Matt Greenfield, Managing Partner, Rethink Education

Strategies for Effective Recruitment

I can suggest some strategies for recruiting more of these ‘natural athletes’ and creating a deeper bench of internal candidates for senior roles.

Placing Bets on the ‘Natural Athlete’

The first strategy is extremely simple: recruit a ‘natural athlete’ as chief of staff for the CEO. And one might also want to hire chiefs of staff for other C-suite executives. The chief of staff role originated in politics, and the essence of the role is to shadow the leader through the day, learn about the organization’s priorities, and control access to the leader. Often a corporate chief of staff can solve an employee’s problem without ever involving the CEO or can send the employee to talk to someone else in the C-suite and save the CEO a bit of time.

The beauty of the chief of staff role is that no specific domain experience is required, and one evaluates candidates for the job purely on intelligence, energy, tact, and a propensity for solving problems swiftly and effectively. It turns out that when one hires such people and allows them to shadow the CEO, they very rapidly take on independent projects and go out and solve problems across the corporation. Following the CEO around turns out to be a phenomenal training technique. Quite often these people rapidly become senior executives based on what they are actually doing, without having any of the ordinary credentials or experience required for the position. I have watched chiefs of staff move into VP and COO roles within a year or two.

There are other ways to bring in ‘natural athletes.’ I saw one company hire an intelligent recent MBA graduate to manage sales analytics, and within under a year she had been promoted to VP of Operations. A few years later she moved to another company as COO. Business development roles are also a great place to recruit smart raw talent. The essence of this talent development strategy is to define as many roles as possible that are open to exceptional people without specifically relevant job experience.

Challenging the Corporate Hierarchy

A second strategy is to rethink the idea of a hierarchy and taxonomy of roles within the corporation. One could emulate the flexibility of America’s special forces . Special forces operators are trained for a world that is volatile, uncertain, complex, and ambiguous. Often a small team on the front lines will make enormously consequential, binding decisions. And sometimes an ad hoc team or task force will form, often with a temporary leader who is technically junior to many of the other members of the team. Many people think of the military as rigidly hierarchical, but today’s American military, where the special forces are increasingly important, is continually shifting shape, with hierarchies flattening out and even inverting.

An interesting and extreme innovation in corporate structure is Valve Corporation, the enormously profitable videogame developer and distributor. Valve allows its employees to choose what to work on. Projects coalesce around people who are inspiring and visionary enough to attract other employees to join them. There is debate about how effective this organizational strategy is for game design, but the company has billions of dollars in revenue and a deep moat around its distribution business.

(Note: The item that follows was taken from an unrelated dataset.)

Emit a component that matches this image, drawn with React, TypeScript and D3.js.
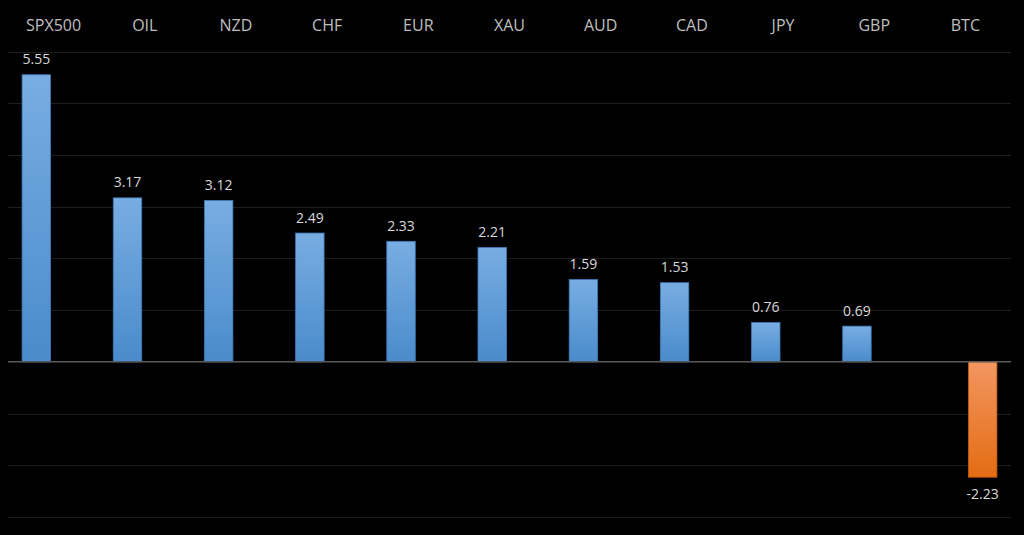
import React from "react";
import * as d3 from "d3";

const categories = ["SPX500", "OIL", "NZD", "CHF", "EUR", "XAU", "AUD", "CAD", "JPY", "GBP", "BTC"];
const values = [5.55, 3.17, 3.12, 2.49, 2.33, 2.21, 1.59, 1.53, 0.76, 0.69, -2.23];
const yTicks = [-3, -2, -1, 0, 1, 2, 3, 4, 5, 6];

const W = 1024;
const H = 535;

export default function App() {
  const x = d3.scaleBand<string>().domain(categories).range([8, 1011]).padding(0);
  const bw = x.bandwidth();
  const x1 = d3
    .scaleBand<string>()
    .domain(["pos", "neg"])
    .range([bw / 2 - 31.5, bw / 2 + 31.5])
    .paddingInner(0.177)
    .paddingOuter(0);
  const y = d3.scaleLinear().domain([-3, 6]).range([517, 51.5]);
  const font = "'Open Sans', 'DejaVu Sans', sans-serif";

  return (
    <svg
      width={W}
      height={H}
      style={{ position: "fixed", left: 0, top: 0, background: "#000", display: "block" }}
    >
      <defs>
        <linearGradient id="gBlue" x1="0" y1="0" x2="0" y2="1">
          <stop offset="0%" stopColor="#78ade2" />
          <stop offset="100%" stopColor="#4a8bcb" />
        </linearGradient>
        <linearGradient id="gOrange" x1="0" y1="0" x2="0" y2="1">
          <stop offset="0%" stopColor="#f29660" />
          <stop offset="100%" stopColor="#e46c14" />
        </linearGradient>
      </defs>
      <rect x={0} y={0} width={W} height={H} fill="#000" />
      {yTicks
        .filter((t) => t !== 0)
        .map((t) => (
          <line
            key={t}
            x1={8}
            x2={1011}
            y1={Math.round(y(t)) + 0.5}
            y2={Math.round(y(t)) + 0.5}
            stroke="#1e1e1e"
            strokeWidth={1}
          />
        ))}
      {categories.map((c) => (
        <text
          key={c}
          x={(x(c) as number) + bw / 2}
          y={31}
          textAnchor="middle"
          fill="#bfbfbf"
          fontSize={16}
          fontFamily={font}
        >
          {c}
        </text>
      ))}
      {categories.map((c, i) => {
        const v = values[i];
        const pos = v >= 0;
        const bx = (x(c) as number) + (x1(pos ? "pos" : "neg") as number);
        const w = x1.bandwidth();
        const y0 = y(0);
        const yv = y(v);
        const top = Math.min(y0, yv);
        const h = Math.abs(yv - y0);
        return (
          <g key={c}>
            <rect
              x={bx}
              y={top}
              width={w}
              height={h}
              fill={pos ? "url(#gBlue)" : "url(#gOrange)"}
              stroke={pos ? "#3f7cbc" : "#c85e12"}
              strokeWidth={0.8}
            />
            <text
              x={bx + w / 2}
              y={pos ? yv - 10.5 : yv + 22}
              textAnchor="middle"
              fill="#d9d9d9"
              fontSize={14}
              fontFamily={font}
            >
              {v.toFixed(2)}
            </text>
          </g>
        );
      })}
      <line x1={8} x2={1011} y1={y(0)} y2={y(0)} stroke="#5a5a5a" strokeWidth={1.5} />
    </svg>
  );
}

America’s special forces and Valve Corporation are both edge cases, and both work only because of their extremely rigorous selection criteria. But their organizational structures are key to their ability to attract exceptional talent. Borrowing at least a little from their hierarchy-flattening strategies could give a startup an edge in recruiting and retaining exceptional people. The best antidote to underhiring can be internal promotion.

It would be productive for investors and entrepreneurs to begin talking about underhiring in a more public way. Underhiring is a common mistake, especially at the very most promising startups. Gaining a fresh perspective on how to avoid underhiring could be transformative for your business.